Any Swiss citizen of secular standing who is entitled to vote is eligible to vote as a member of the National Council.

As Article 96 stipulated that only those who have the right to stand for election to the National Council were eligible for election to the Federal Council, no clergyman could be elected to the national government. Election to the Council of States was possible in principle, as the right to vote for the Council of States is a matter for the respective cantons.

Article 75 was no longer included in the 1999 revision of the Federal Constitution and was tacitly abolished.

=== Article 25 bis ===
The article was passed by popular vote in 1893 and, although presented as an animal protection measure by its initiators, the campaign leading up to the vote reflected the anti-Semitism of the time.

it is expressly forbidden to bleed slaughter animals without first stunning them; this provision applies to all methods of slaughter and to all types of livestock.

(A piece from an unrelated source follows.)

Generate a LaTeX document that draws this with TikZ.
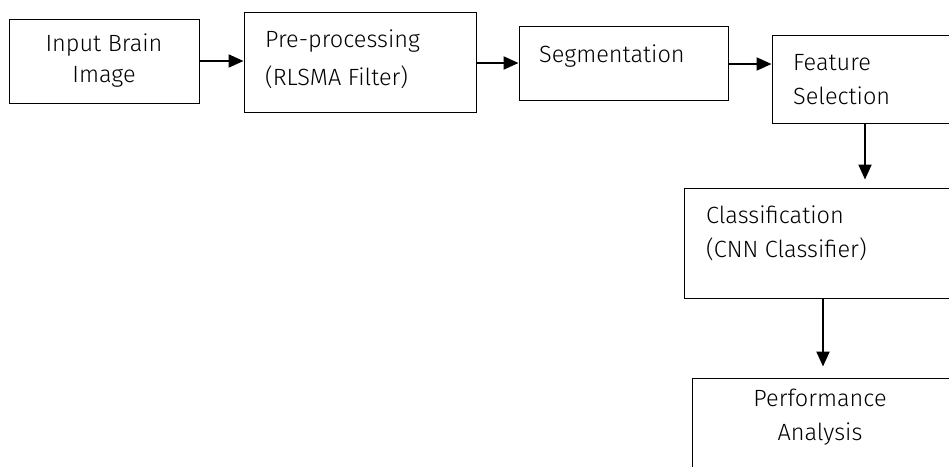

In this case, the government actually opposed this initiative on the grounds that it restricted the freedom of conscience and worship of Jews. Blamed for the economic crisis of 1873, Jews were increasingly used as scapegoats in Europe. The arguments used in the 1893 campaign had strong antisemitic components, and were louder in the German-speaking part of the country (Saxony had banned ritual slaughter in 1892): the majority was clearest in Aargau (90.1 percent in support) or Zurich (85.9%), while in French-speaking Switzerland and Ticino, where anti-Semitism and animal protection were less resonant, the initiative was clearly rejected (3.1% in Valais, 12.2% in Ticino).

The article was removed from the Constitution during the 1973 referendum, to be replaced by a dedicated law on animal welfare.